Given instruction -> Leave the pictures out and retype the lines from the beginning through the line with "const py = v => 1 - v / H;", both ends included.

-- -- --

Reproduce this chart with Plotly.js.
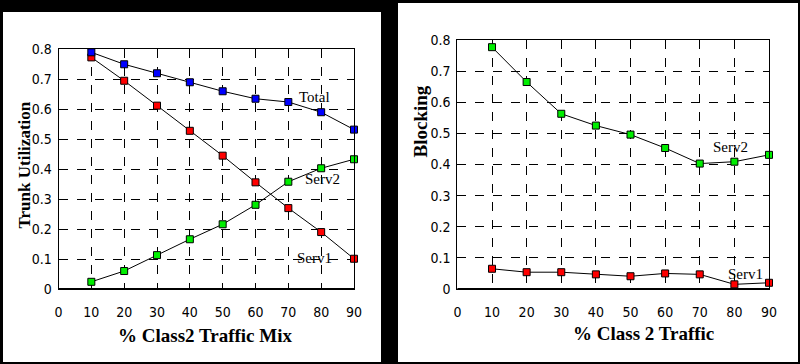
<!DOCTYPE html>
<html>
<head>
<meta charset="utf-8">
<script src="https://cdn.plot.ly/plotly-3.0.1.min.js"></script>
<style>html,body{margin:0;padding:0;background:#000;}#chart{width:800px;height:364px;}</style>
</head>
<body>
<div id="chart"></div>
<script>
// ---- data ----
const mixPct = [10, 20, 30, 40, 50, 60, 70, 80, 90];
const utilTotal = [0.79, 0.75, 0.72, 0.69, 0.66, 0.635, 0.624, 0.59, 0.532];
const utilServ1 = [0.773, 0.695, 0.612, 0.528, 0.445, 0.356, 0.27, 0.19, 0.101];
const utilServ2 = [0.024, 0.06, 0.113, 0.166, 0.216, 0.281, 0.358, 0.403, 0.433];

const class2Pct = [10, 20, 30, 40, 50, 60, 70, 80, 90];
const blockServ2 = [0.777, 0.665, 0.563, 0.525, 0.496, 0.453, 0.403, 0.409, 0.431];
const blockServ1 = [0.065, 0.054, 0.054, 0.047, 0.041, 0.05, 0.047, 0.015, 0.02];

const xTicks = [0, 10, 20, 30, 40, 50, 60, 70, 80, 90];
const yTicks = [0, 0.1, 0.2, 0.3, 0.4, 0.5, 0.6, 0.7, 0.8];
const yTickText = ['0', '0.1', '0.2', '0.3', '0.4', '0.5', '0.6', '0.7', '0.8'];

// ---- helpers ----
const W = 800, H = 364;
const px = v => v / W;
const py = v => 1 - v / H;

function series(x, y, color, xa, ya) {
  return {
    x: x, y: y, xaxis: xa, yaxis: ya, type: 'scatter', mode: 'lines+markers',
    line: {color: '#000', width: 1},
    marker: {symbol: 'square', size: 7, color: color, line: {color: '#000', width: 1}},
    cliponaxis: false, showlegend: false, hoverinfo: 'skip'
  };
}

const traces = [
  series(mixPct, utilServ2, '#00ee00', 'x', 'y'),
  series(mixPct, utilServ1, '#ff0000', 'x', 'y'),
  series(mixPct, utilTotal, '#0000ff', 'x', 'y'),
  series(class2Pct, blockServ1, '#ff0000', 'x2', 'y2'),
  series(class2Pct, blockServ2, '#00ee00', 'x2', 'y2')
];

const tickFont = {family: '"Liberation Sans Narrow", "DejaVu Sans Condensed", sans-serif', size: 14, color: '#000'};

function xAxis(domain, anchor) {
  return {
    domain: domain, anchor: anchor, range: [0, 90], tickvals: xTicks, ticktext: xTicks.map(String),
    showgrid: true, gridcolor: '#000', griddash: 'dash', gridwidth: 1,
    showline: true, linecolor: '#000', linewidth: 1, mirror: true,
    zeroline: false, ticks: '', ticklabelstandoff: 10, tickfont: tickFont, fixedrange: true
  };
}
function yAxis(domain, anchor) {
  return {
    domain: domain, anchor: anchor, range: [0, 0.8], tickvals: yTicks, ticktext: yTickText,
    showgrid: true, gridcolor: '#000', griddash: 'dash', gridwidth: 1,
    showline: true, linecolor: '#000', linewidth: 1, mirror: true,
    zeroline: false, ticks: '', ticklabelstandoff: 3, tickfont: tickFont, fixedrange: true
  };
}

const titleFont = {family: '"Liberation Serif", "Times New Roman", serif', size: 19, color: '#000'};
const yTitleFontLeft = {family: '"Liberation Serif", "Times New Roman", serif', size: 17, color: '#000'};
const labelFont = {family: '"Liberation Serif", "Times New Roman", serif', size: 15, color: '#000'};

function ann(text, x, y, xref, yref, font, extra) {
  return Object.assign({text: text, x: x, y: y, xref: xref, yref: yref, showarrow: false, font: font,
    xanchor: 'center', yanchor: 'middle'}, extra || {});
}

const layout = {
  width: W, height: H,
  margin: {l: 0, r: 0, t: 0, b: 0, pad: 0},
  paper_bgcolor: '#000', plot_bgcolor: 'rgba(0,0,0,0)',
  showlegend: false,
  xaxis: xAxis([px(58.5), px(354)], 'y'),
  yaxis: yAxis([py(289), py(49.3)], 'x'),
  xaxis2: xAxis([px(457.4), px(769)], 'y2'),
  yaxis2: yAxis([py(289), py(40)], 'x2'),
  shapes: [
    {type: 'rect', xref: 'paper', yref: 'paper', x0: px(3), x1: px(381), y0: py(362), y1: py(12),
     fillcolor: '#fff', line: {width: 0}, layer: 'below'},
    {type: 'rect', xref: 'paper', yref: 'paper', x0: px(398), x1: px(798), y0: py(362), y1: py(3),
     fillcolor: '#fff', line: {width: 0}, layer: 'below'},
    {type: 'line', xref: 'x domain', yref: 'y', x0: 0, x1: 1, y0: 0, y1: 0, line: {color: '#000', width: 2}},
    {type: 'line', xref: 'x2 domain', yref: 'y2', x0: 0, x1: 1, y0: 0, y1: 0, line: {color: '#000', width: 2}}
  ],
  annotations: [
    ann('<b>% Class2 Traffic Mix</b>', px(205), py(335), 'paper', 'paper', titleFont),
    ann('<b>Trunk Utilization</b>', px(24.5), py(165), 'paper', 'paper', yTitleFontLeft, {textangle: -90}),
    ann('<b>% Class 2 Traffic</b>', px(643), py(333), 'paper', 'paper', titleFont),
    ann('<b>Blocking</b>', px(420), py(121.5), 'paper', 'paper', titleFont, {textangle: -90}),
    ann('Total', 77.9, 0.64, 'x', 'y', labelFont),
    ann('Serv2', 80.3, 0.367, 'x', 'y', labelFont),
    ann('Serv1', 77.9, 0.104, 'x', 'y', labelFont),
    ann('Serv2', 78.8, 0.457, 'x2', 'y2', labelFont),
    ann('Serv1', 83.1, 0.047, 'x2', 'y2', labelFont)
  ]
};

Plotly.newPlot('chart', traces, layout, {staticPlot: true, displayModeBar: false});
</script>
</body>
</html>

-- -- --

Response below ->
Reproduce this chart with Plotly.js.
<!DOCTYPE html>
<html>
<head>
<meta charset="utf-8">
<script src="https://cdn.plot.ly/plotly-3.0.1.min.js"></script>
<style>html,body{margin:0;padding:0;background:#000;}#chart{width:800px;height:364px;}</style>
</head>
<body>
<div id="chart"></div>
<script>
// ---- data ----
const mixPct = [10, 20, 30, 40, 50, 60, 70, 80, 90];
const utilTotal = [0.79, 0.75, 0.72, 0.69, 0.66, 0.635, 0.624, 0.59, 0.532];
const utilServ1 = [0.773, 0.695, 0.612, 0.528, 0.445, 0.356, 0.27, 0.19, 0.101];
const utilServ2 = [0.024, 0.06, 0.113, 0.166, 0.216, 0.281, 0.358, 0.403, 0.433];

const class2Pct = [10, 20, 30, 40, 50, 60, 70, 80, 90];
const blockServ2 = [0.777, 0.665, 0.563, 0.525, 0.496, 0.453, 0.403, 0.409, 0.431];
const blockServ1 = [0.065, 0.054, 0.054, 0.047, 0.041, 0.05, 0.047, 0.015, 0.02];

const xTicks = [0, 10, 20, 30, 40, 50, 60, 70, 80, 90];
const yTicks = [0, 0.1, 0.2, 0.3, 0.4, 0.5, 0.6, 0.7, 0.8];
const yTickText = ['0', '0.1', '0.2', '0.3', '0.4', '0.5', '0.6', '0.7', '0.8'];

// ---- helpers ----
const W = 800, H = 364;
const px = v => v / W;
const py = v => 1 - v / H;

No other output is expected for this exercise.